§ DIRECTIONS FOR THIS TASK
Leave out the pictures and repeat exactly the lines between the one containing "Write the matplotlib code for this chart." and the one containing "ax2 = ax.twinx()", inclusive.

begin TASK DATA

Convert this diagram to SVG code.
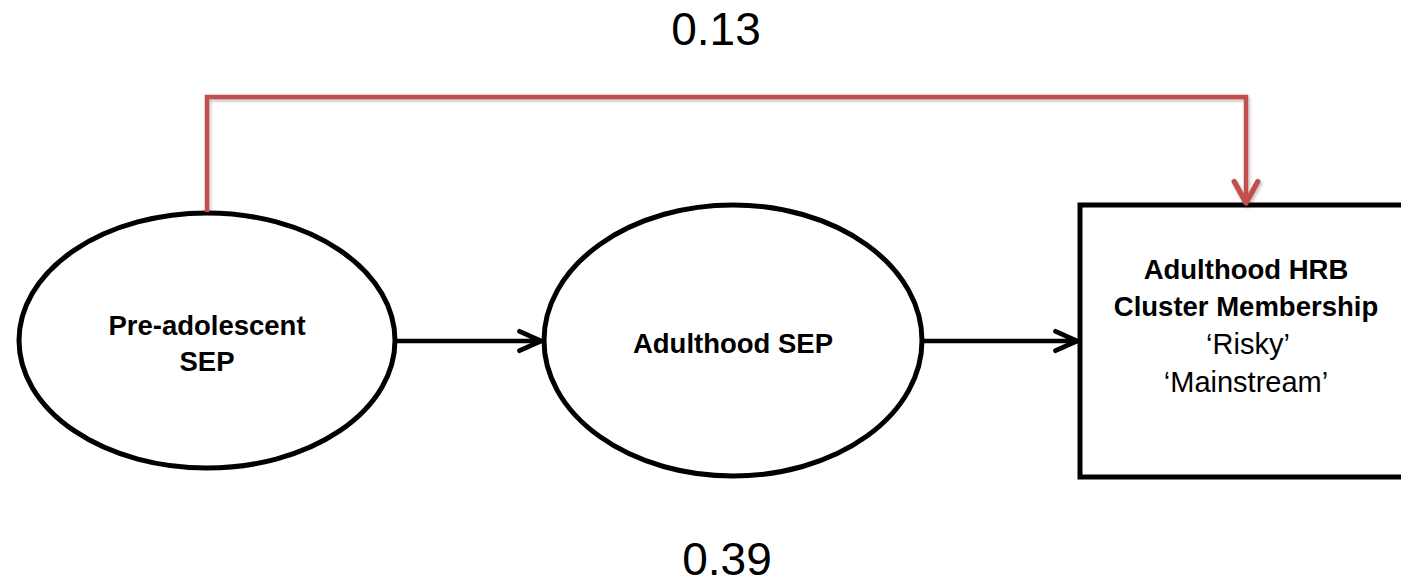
<svg xmlns="http://www.w3.org/2000/svg" width="1401" height="586" viewBox="0 0 1401 586">
  <style>
    .shape { fill: #ffffff; stroke: #000000; stroke-width: 5; }
    .link { fill: none; stroke: #000000; stroke-width: 4.5; }
    .direct { fill: none; stroke: #C0504D; stroke-width: 4.5; }
    .lbl { font-family: "Liberation Sans", Arial, sans-serif; font-weight: bold; font-size: 27.5px; fill: #000000; text-anchor: middle; }
    .sub { font-family: "Liberation Sans", Arial, sans-serif; font-size: 29px; fill: #000000; text-anchor: middle; }
    .coef { font-family: "Liberation Sans", Arial, sans-serif; font-size: 46px; fill: #000000; text-anchor: middle; }
  </style>
  <defs>
    <marker id="arrowBlack" markerUnits="userSpaceOnUse" markerWidth="30" markerHeight="30" viewBox="-24 -12 28 24" refX="0" refY="0" orient="auto">
      <path d="M-20,-9 L0,0 L-20,9" fill="none" stroke="#000000" stroke-width="4.5" stroke-linecap="round" stroke-linejoin="round"/>
    </marker>
    <marker id="arrowRed" markerUnits="userSpaceOnUse" markerWidth="30" markerHeight="30" viewBox="-24 -14 28 28" refX="0" refY="0" orient="auto">
      <path d="M-20,-11 L0,0 L-20,11" fill="none" stroke="#C0504D" stroke-width="5" stroke-linecap="round" stroke-linejoin="round"/>
    </marker>
    <filter id="softShadow" x="-5%" y="-5%" width="110%" height="120%">
      <feDropShadow dx="1.5" dy="2" stdDeviation="1.5" flood-color="#000000" flood-opacity="0.25"/>
    </filter>
  </defs>

  <rect width="1401" height="586" fill="#ffffff"/>

  <!-- path coefficients -->
  <text class="coef" x="716" y="45">0.13</text>
  <text class="coef" x="727" y="575">0.39</text>

  <!-- nodes -->
  <g id="node-preadolescent-sep">
    <ellipse class="shape" cx="207" cy="340.5" rx="188" ry="127.5"/>
    <text class="lbl" x="207" y="335">Pre-adolescent</text>
    <text class="lbl" x="207" y="371">SEP</text>
  </g>

  <g id="node-adulthood-sep">
    <ellipse class="shape" cx="733" cy="340.5" rx="189" ry="135.5"/>
    <text class="lbl" x="733" y="353">Adulthood SEP</text>
  </g>

  <g id="node-hrb-cluster">
    <rect class="shape" x="1080" y="205" width="345" height="272"/>
    <text class="lbl" x="1246" y="279">Adulthood HRB</text>
    <text class="lbl" x="1246" y="316">Cluster Membership</text>
    <text class="sub" x="1248" y="354">‘Risky’</text>
    <text class="sub" x="1246" y="392">‘Mainstream’</text>
  </g>

  <!-- connectors -->
  <g id="connectors">
    <path class="link" d="M397,341 H541" marker-end="url(#arrowBlack)"/>
    <path class="link" d="M924,341 H1077" marker-end="url(#arrowBlack)"/>
    <path class="direct" d="M207,212 V97 H1246 V203" marker-end="url(#arrowRed)" filter="url(#softShadow)"/>
  </g>
</svg>
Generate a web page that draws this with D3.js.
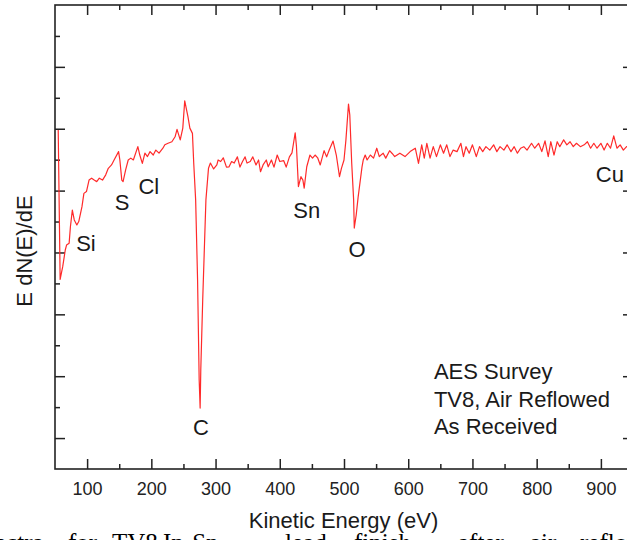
<!DOCTYPE html>
<html>
<head>
<meta charset="utf-8">
<script src="https://cdnjs.cloudflare.com/ajax/libs/d3/7.8.5/d3.min.js"></script>
<style>
  html, body { margin: 0; padding: 0; background: #fff; }
  svg { display: block; }
  .axis text { font-family: "Liberation Sans", Arial, sans-serif; font-size: 18px; fill: #222; }
  .axis line { stroke: #222; stroke-width: 1.5; }
  .axis path { display: none; }
</style>
</head>
<body>
<svg id="visualisation" width="627" height="540"></svg>
<script>

// AES survey (kinetic energy in eV, E dN(E)/dE in arbitrary units)
var energy = [55, 58, 62, 66, 68, 72, 74, 77, 80, 84, 87, 92, 95, 99, 103, 107, 111, 115, 119, 124,
  129, 133, 138, 142, 149, 151, 154, 156, 160, 164, 168, 172, 179, 182, 186, 190, 194, 198, 203, 207,
  212, 218, 221, 226, 232, 237, 240, 245, 249, 252, 257, 260, 264, 266, 269, 272, 274.5, 276, 277, 280,
  282, 285, 289, 292, 297, 302, 304, 308, 312, 317, 321, 325, 329, 334, 338, 342, 346, 349, 354, 358,
  363, 367, 370, 374, 379, 382, 387, 391, 396, 400, 406, 410, 415, 419, 424, 426, 429, 433, 436, 438,
  442, 447, 451, 455, 459, 463, 469, 473, 477, 483, 488, 493, 496, 500, 503, 507, 509, 512, 515, 516,
  519, 522, 528, 530, 533, 536, 541, 546, 551, 555, 561, 565, 571, 575, 579, 587, 595, 603, 611, 616,
  621, 625, 629, 634, 639, 644, 650, 655, 660, 665, 670, 676, 682, 686, 690, 695, 700, 706, 711, 716,
  721, 727, 733, 738, 743, 749, 754, 760, 765, 770, 775, 780, 785, 792, 797, 803, 808, 813, 818, 822,
  827, 832, 836, 842, 847, 852, 857, 862, 868, 874, 879, 884, 889, 894, 900, 905, 910, 915, 920, 925,
  930, 935, 940, 948];

var signal = [9.96, 5.13, 5.54, 6.08, 6.24, 6.30, 6.83, 7.37, 7.05, 6.89, 7.00, 7.48, 7.91, 7.97, 8.34, 8.40, 8.34, 8.29, 8.40, 8.34,
  8.51, 8.72, 8.83, 8.99, 9.26, 8.99, 8.34, 8.29, 8.67, 8.99, 9.05, 8.99, 9.42, 9.15, 8.88, 9.21, 9.10, 9.26, 9.15, 9.31,
  9.21, 9.37, 9.48, 9.53, 9.58, 9.74, 9.98, 9.64, 10.02, 10.90, 10.39, 10.02, 9.85, 8.89, 7.70, 5.11, 1.88, 0.97, 2.20, 4.46,
  5.76, 7.70, 8.72, 8.89, 8.70, 8.83, 8.99, 8.94, 9.06, 8.76, 8.77, 8.94, 8.89, 9.09, 8.76, 8.94, 9.09, 8.89, 8.94, 9.09,
  8.83, 8.99, 8.61, 8.83, 8.99, 8.77, 8.99, 8.76, 9.15, 8.94, 8.97, 8.76, 9.09, 9.22, 9.87, 9.42, 8.13, 8.45, 8.34, 8.08,
  8.77, 9.15, 9.05, 9.15, 9.06, 8.83, 9.29, 9.09, 9.31, 9.60, 9.15, 8.45, 8.72, 8.99, 9.64, 10.80, 10.45, 8.89, 7.70, 6.79,
  7.21, 7.79, 8.76, 8.99, 9.15, 8.99, 9.15, 9.05, 9.37, 9.10, 9.21, 9.05, 9.29, 9.20, 9.10, 9.21, 9.10, 9.26, 9.37, 8.88,
  9.48, 9.05, 9.53, 9.05, 9.42, 9.10, 9.48, 9.21, 9.48, 9.10, 9.31, 9.26, 9.53, 9.10, 9.42, 9.21, 9.48, 9.10, 9.42, 9.26,
  9.42, 9.31, 9.48, 9.26, 9.42, 9.31, 9.48, 9.26, 9.42, 9.21, 9.37, 9.42, 9.31, 9.53, 9.37, 9.53, 9.26, 9.61, 9.10, 9.58,
  9.15, 9.58, 9.42, 9.64, 9.48, 9.58, 9.42, 9.53, 9.42, 9.48, 9.58, 9.37, 9.53, 9.37, 9.53, 9.31, 9.53, 9.37, 9.77, 9.37,
  9.48, 9.31, 9.42, 9.40];

// tick labels on the energy axis
var xTickLabels = [100, 200, 300, 400, 500, 600, 700, 800, 900];
var xMinorTicks = [150, 250, 350, 450, 550, 650, 750, 850, 950];
var yMajorTicks = [0, 2, 4, 6, 8, 10, 12];
var yMinorTicks = [1, 3, 5, 7, 9, 11, 13];

// element labels, anchored at (energy, signal)
var peakNames = ["Si", "S", "Cl", "C", "Sn", "O", "Cu"];
var peakLabelE = [83, 143, 180, 265, 421, 507, 892];
var peakLabelV = [6.05, 7.37, 7.89, 0.10, 7.11, 5.86, 8.29];

var noteLines = ["AES Survey", "TV8, Air Reflowed", "As Received"];
var captionWords = ["ectra", "for", "TV8", "In-Sn", "lead", "finish", "after", "air", "reflow"];

function InitChart () {

  var vis = d3.select("#visualisation"),
      MARGINS = { top: 5, right: 633, bottom: 469, left: 55 },  // plot frame edges, frame runs past the window on the right
      sans = '"Liberation Sans", Arial, Helvetica, sans-serif',

      xScale = d3.scaleLinear().domain([50, 950]).range([MARGINS.left, MARGINS.right]),
      yScale = d3.scaleLinear().domain([-1, 14]).range([MARGINS.bottom, MARGINS.top]);

  // frame
  vis.append("rect")
      .attr("x", MARGINS.left)
      .attr("y", MARGINS.top)
      .attr("width", MARGINS.right - MARGINS.left)
      .attr("height", MARGINS.bottom - MARGINS.top)
      .attr("fill", "none")
      .attr("stroke", "#222")
      .attr("stroke-width", 1.6);

  // bottom axis, inward ticks
  vis.append("g")
      .attr("class", "axis")
      .attr("transform", "translate(0," + MARGINS.bottom + ")")
      .call(d3.axisBottom(xScale).tickValues(xTickLabels).tickSize(-10).tickSizeOuter(0).tickPadding(13));
  vis.append("g")
      .attr("class", "axis")
      .attr("transform", "translate(0," + MARGINS.bottom + ")")
      .call(d3.axisBottom(xScale).tickValues(xMinorTicks).tickSize(-5).tickSizeOuter(0).tickFormat(""));

  // top axis
  vis.append("g")
      .attr("class", "axis")
      .attr("transform", "translate(0," + MARGINS.top + ")")
      .call(d3.axisTop(xScale).tickValues(xTickLabels).tickSize(-10).tickSizeOuter(0).tickFormat(""));
  vis.append("g")
      .attr("class", "axis")
      .attr("transform", "translate(0," + MARGINS.top + ")")
      .call(d3.axisTop(xScale).tickValues(xMinorTicks).tickSize(-5).tickSizeOuter(0).tickFormat(""));

  // left and right axes, no labels
  vis.append("g")
      .attr("class", "axis")
      .attr("transform", "translate(" + MARGINS.left + ",0)")
      .call(d3.axisLeft(yScale).tickValues(yMajorTicks).tickSize(-10).tickSizeOuter(0).tickFormat(""));
  vis.append("g")
      .attr("class", "axis")
      .attr("transform", "translate(" + MARGINS.left + ",0)")
      .call(d3.axisLeft(yScale).tickValues(yMinorTicks).tickSize(-5).tickSizeOuter(0).tickFormat(""));
  vis.append("g")
      .attr("class", "axis")
      .attr("transform", "translate(" + MARGINS.right + ",0)")
      .call(d3.axisRight(yScale).tickValues(yMajorTicks).tickSize(-10).tickSizeOuter(0).tickFormat(""));
  vis.append("g")
      .attr("class", "axis")
      .attr("transform", "translate(" + MARGINS.right + ",0)")
      .call(d3.axisRight(yScale).tickValues(yMinorTicks).tickSize(-5).tickSizeOuter(0).tickFormat(""));

  // spectrum
  var points = energy.map(function (e, i) { return [e, signal[i]]; });
  var lineGen = d3.line()
      .x(function (d) { return xScale(d[0]); })
      .y(function (d) { return yScale(d[1]); });

  vis.append("path")
      .attr("d", lineGen(points))
      .attr("stroke", "#ff2a2a")
      .attr("stroke-width", 1.2)
      .attr("stroke-linejoin", "round")
      .attr("fill", "none");

  // element labels
  vis.selectAll(".peak")
      .data(peakNames)
      .enter().append("text")
      .attr("class", "peak")
      .attr("x", function (d, i) { return xScale(peakLabelE[i]); })
      .attr("y", function (d, i) { return yScale(peakLabelV[i]); })
      .attr("font-family", sans)
      .attr("font-size", 22)
      .attr("fill", "#1a1a1a")
      .text(function (d) { return d; });

  // sample note
  vis.selectAll(".note")
      .data(noteLines)
      .enter().append("text")
      .attr("class", "note")
      .attr("x", xScale(640))
      .attr("y", function (d, i) { return yScale(1.9) + i * 27.3; })
      .attr("font-family", sans)
      .attr("font-size", 22)
      .attr("fill", "#1a1a1a")
      .text(function (d) { return d; });

  // axis titles
  vis.append("text")
      .attr("x", 343.5)
      .attr("y", 528)
      .attr("text-anchor", "middle")
      .attr("font-family", sans)
      .attr("font-size", 22)
      .attr("fill", "#1a1a1a")
      .text("Kinetic Energy (eV)");

  vis.append("text")
      .attr("transform", "translate(31.5,251) rotate(-90)")
      .attr("text-anchor", "middle")
      .attr("font-family", sans)
      .attr("font-size", 22)
      .attr("fill", "#1a1a1a")
      .text("E dN(E)/dE");

  // figure caption, cut off by the page edge
  var captionX = [-5, 68, 112, 163, 285, 354, 458, 530, 580];
  vis.selectAll(".caption")
      .data(captionWords)
      .enter().append("text")
      .attr("class", "caption")
      .attr("x", function (d, i) { return captionX[i]; })
      .attr("y", 551)
      .attr("font-family", '"Liberation Serif", "Times New Roman", serif')
      .attr("font-size", 25)
      .attr("fill", "#000")
      .text(function (d) { return d; });
}

InitChart();
</script>
</body>
</html>
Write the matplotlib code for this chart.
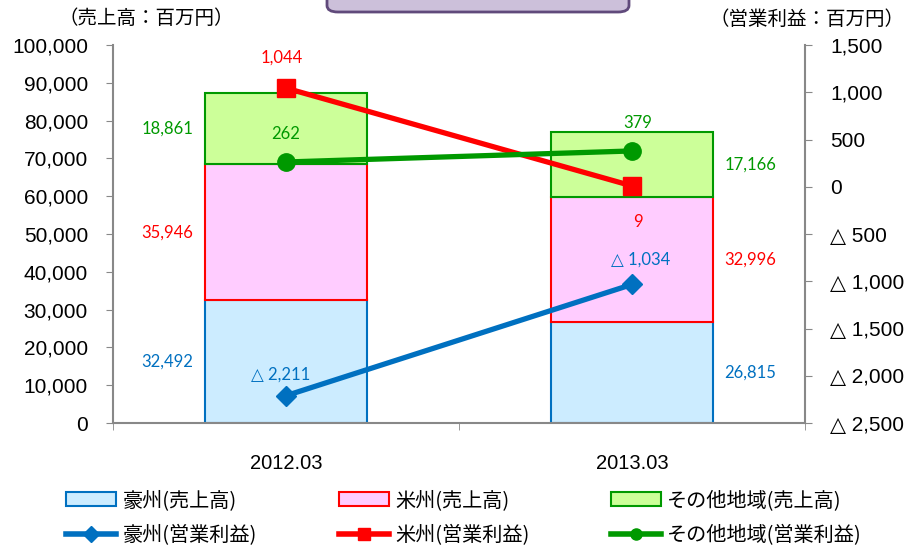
import matplotlib
matplotlib.use('Agg')
import matplotlib.pyplot as plt
from matplotlib.patches import FancyBboxPatch, Patch
from matplotlib.lines import Line2D
from matplotlib.ticker import FuncFormatter
import numpy as np

JP = ['Noto Sans CJK JP', 'DejaVu Sans']
NUM = ['Liberation Sans', 'DejaVu Sans']
LBL = ['Lato', 'DejaVu Sans']

periods = ['2012.03', '2013.03']
regions = ['豪州', '米州', 'その他地域']

sales_aus = [32492, 26815]
sales_us = [35946, 32996]
sales_other = [18861, 17166]

profit_aus = [-2211, -1034]
profit_us = [1044, 9]
profit_other = [262, 379]

fill_colors = ['#CCECFF', '#FFCCFF', '#CCFF99']
edge_colors = ['#0070C0', '#FF0000', '#009900']


def fmt_sales(v, pos=None):
    return f'{int(v):,}'


def fmt_profit(v, pos=None):
    v = int(round(v))
    if v < 0:
        return f'△ {abs(v):,}'
    return f'{v:,}'


fig = plt.figure(figsize=(9.14, 5.49), dpi=100)
ax = fig.add_axes([0.1236, 0.2295, 0.7571, 0.6885])
ax2 = ax.twinx()

x = np.arange(len(periods))
width = 0.47
sales = [sales_aus, sales_us, sales_other]
bottom = np.zeros(len(periods))
bar_handles = []
for name, vals, fc, ec in zip(regions, sales, fill_colors, edge_colors):
    ax.bar(x, vals, width, bottom=bottom, color=fc, edgecolor=ec, linewidth=1.5)
    bar_handles.append(Patch(facecolor=fc, edgecolor=ec, linewidth=1.5,
                             label=f'{name}(売上高)'))
    # first period: label on the left of the bar, second: on the right
    for i, v in enumerate(vals):
        mid = bottom[i] + v / 2
        if i == 0:
            ax.annotate(fmt_sales(v), (x[i] - width / 2, mid), xytext=(-8, 0),
                        textcoords='offset points', ha='right', va='center',
                        color=ec, fontsize=12, family=LBL)
        else:
            ax.annotate(fmt_sales(v), (x[i] + width / 2, mid), xytext=(8, 0),
                        textcoords='offset points', ha='left', va='center',
                        color=ec, fontsize=12, family=LBL)
    bottom += np.array(vals)

ax.set_xlim(-0.5, 1.5)
ax.set_ylim(0, 100000)
ax.set_yticks(np.arange(0, 100001, 10000))
ax.yaxis.set_major_formatter(FuncFormatter(fmt_sales))
ax.set_xticks(x)
ax.set_xticklabels(periods, family=NUM, fontsize=14.5)
ax.tick_params(axis='x', length=0, pad=22)
ax.set_xticks([-0.5, 0.5, 1.5], minor=True)
ax.tick_params(axis='x', which='minor', length=5, color='#888888', direction='out')
ax.tick_params(axis='y', length=5, color='#888888', labelsize=15, pad=13)
for t in ax.get_yticklabels():
    t.set_family(NUM)

profits = [profit_aus, profit_us, profit_other]
markers = ['D', 's', 'o']
msizes = [10, 12.5, 12.5]
line_handles = []
for name, vals, ec, mk, ms in zip(regions, profits, edge_colors, markers, msizes):
    ax2.plot(x, vals, color=ec, linewidth=3.8, marker=mk, markersize=ms,
             solid_capstyle='round')
    line_handles.append(Line2D([], [], color=ec, linewidth=4, marker=mk,
                               markersize=8, label=f'{name}(営業利益)'))

ax2.set_ylim(-2500, 1500)
ax2.set_yticks(np.arange(-2500, 1501, 500))
ax2.yaxis.set_major_formatter(FuncFormatter(fmt_profit))
ax2.tick_params(axis='y', length=5, color='#888888', labelsize=15, pad=13)
for t in ax2.get_yticklabels():
    t.set_family(NUM)

# profit labels (offsets in points from the marker)
profit_offsets = {
    ('米州', 0): (-3, 22), ('米州', 1): (4, -26),
    ('その他地域', 0): (0, 20), ('その他地域', 1): (4, 20),
    ('豪州', 0): (-4, 15), ('豪州', 1): (6, 18),
}
for name, vals, ec in zip(regions, profits, edge_colors):
    for i, v in enumerate(vals):
        ax2.annotate(fmt_profit(v), (x[i], v), xytext=profit_offsets[(name, i)],
                     textcoords='offset points', ha='center', va='center',
                     color=ec, fontsize=12, family=LBL)

for a in (ax, ax2):
    a.spines['top'].set_visible(False)
    for s in ('left', 'right', 'bottom'):
        a.spines[s].set_color('#888888')
        a.spines[s].set_linewidth(1.5)
ax2.spines['left'].set_visible(False)
ax2.spines['bottom'].set_visible(False)
ax.spines['right'].set_visible(False)

fig.text(146 / 914, 1 - 19 / 549, '（売上高：百万円）', ha='center', va='center',
         fontsize=14, family=JP)
fig.text(807 / 914, 1 - 19 / 549, '（営業利益：百万円）', ha='center', va='center',
         fontsize=14, family=JP)

# title box, cut off by the top of the picture
box = FancyBboxPatch((327 / 914, 1 - 12 / 549), 302 / 914, 0.1,
                     boxstyle='round,pad=0,rounding_size=0.012',
                     transform=fig.transFigure, facecolor='#CCC0DA', edgecolor='#604A7B',
                     linewidth=2, clip_on=False)
fig.patches.append(box)

# three legend columns, each with the sales patch and the profit line
col_x = [66, 339, 611]
for cx, bh, lh in zip(col_x, bar_handles, line_handles):
    leg = fig.legend(handles=[bh, lh], loc='upper left',
                     bbox_to_anchor=(cx / 914, 1 - 490 / 549), frameon=False,
                     prop={'family': JP, 'size': 14.5}, handlelength=2.5,
                     handletextpad=0.3, labelspacing=0.7, borderpad=0,
                     borderaxespad=0)

fig.savefig('out.png', dpi=100)
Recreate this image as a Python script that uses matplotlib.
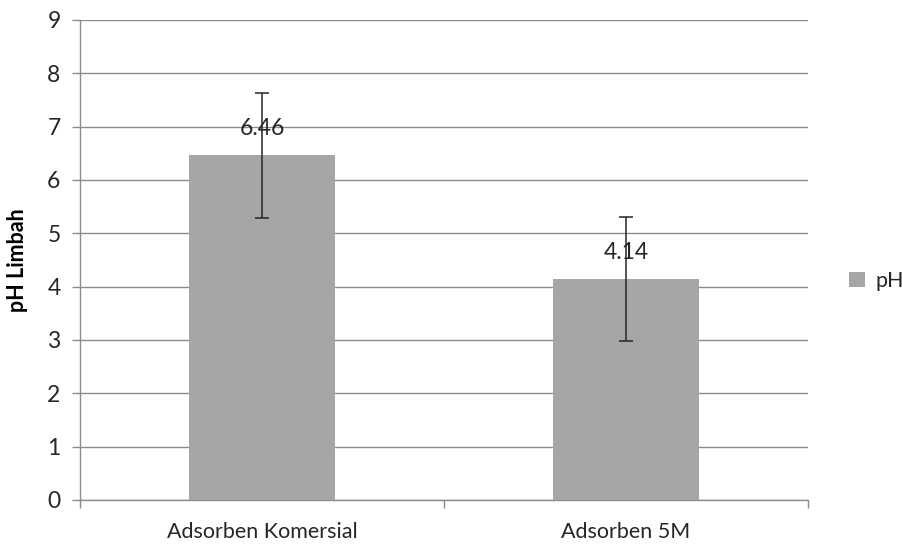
import matplotlib
matplotlib.use("Agg")
import matplotlib.pyplot as plt

categories = ["Adsorben Komersial", "Adsorben 5M"]
ph_values = [6.46, 4.14]
ph_errors = [1.18, 1.16]
value_labels = ["6.46", "4.14"]
series_name = "pH"
y_label = "pH Limbah"
y_ticks = list(range(0, 10))

plt.rcParams['font.family'] = ['Lato', 'DejaVu Sans']

fig = plt.figure(figsize=(9.03, 5.46), dpi=100)
ax = fig.add_axes([80/903, 46/546, 728/903, 480/546])

x = list(range(len(categories)))
bars = ax.bar(x, ph_values, width=0.4, color='#a6a6a6', label=series_name, zorder=3)
ax.errorbar(x, ph_values, yerr=ph_errors, fmt='none', ecolor='#262626',
            elinewidth=1.1, capsize=5, capthick=1.1, zorder=4)
for xi, v, lab in zip(x, ph_values, value_labels):
    ax.annotate(lab, (xi, v), xytext=(0, 19.5), textcoords='offset points',
                ha='center', va='center', fontsize=16.5, color='#262626', zorder=5)

ax.set_xlim(-0.5, len(categories) - 0.5)
ax.set_ylim(0, 9)
ax.set_yticks(y_ticks)
ax.yaxis.grid(True, color='#8c8c8c', linewidth=1.0, zorder=0)
ax.set_axisbelow(True)

ax.set_xticks(x)
ax.set_xticklabels(categories, fontsize=15.5, color='#262626')
ax.set_xticks([i - 0.5 for i in range(len(categories) + 1)], minor=True)
ax.tick_params(axis='x', which='major', length=0, pad=16)
ax.tick_params(axis='x', which='minor', length=6, color='#8c8c8c', width=1)
ax.tick_params(axis='y', length=6, color='#8c8c8c', width=1, labelsize=16.5, labelcolor='#262626', pad=8)

for s in ['top', 'right']:
    ax.spines[s].set_visible(False)
for s in ['left', 'bottom']:
    ax.spines[s].set_color('#8c8c8c')
    ax.spines[s].set_linewidth(1.0)

ax.set_ylabel(y_label, fontsize=15.5, fontweight='bold', color='#000000', labelpad=14)

leg = fig.legend(handles=[bars], labels=[series_name], loc='center left',
                 bbox_to_anchor=(849/903, 1 - 281/546), frameon=False,
                 fontsize=15.5, handlelength=0.75, handleheight=0.75, handletextpad=0.5,
                 borderaxespad=0, borderpad=0)
for t in leg.get_texts():
    t.set_color('#262626')

fig.savefig("out.png", dpi=100)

end TASK DATA

§ RESULT
Write the matplotlib code for this chart.
import matplotlib
matplotlib.use('Agg')
import matplotlib.pyplot as plt
from matplotlib.patches import FancyBboxPatch, Patch
from matplotlib.lines import Line2D
from matplotlib.ticker import FuncFormatter
import numpy as np

JP = ['Noto Sans CJK JP', 'DejaVu Sans']
NUM = ['Liberation Sans', 'DejaVu Sans']
LBL = ['Lato', 'DejaVu Sans']

periods = ['2012.03', '2013.03']
regions = ['豪州', '米州', 'その他地域']

sales_aus = [32492, 26815]
sales_us = [35946, 32996]
sales_other = [18861, 17166]

profit_aus = [-2211, -1034]
profit_us = [1044, 9]
profit_other = [262, 379]

fill_colors = ['#CCECFF', '#FFCCFF', '#CCFF99']
edge_colors = ['#0070C0', '#FF0000', '#009900']


def fmt_sales(v, pos=None):
    return f'{int(v):,}'


def fmt_profit(v, pos=None):
    v = int(round(v))
    if v < 0:
        return f'△ {abs(v):,}'
    return f'{v:,}'


fig = plt.figure(figsize=(9.14, 5.49), dpi=100)
ax = fig.add_axes([0.1236, 0.2295, 0.7571, 0.6885])
ax2 = ax.twinx()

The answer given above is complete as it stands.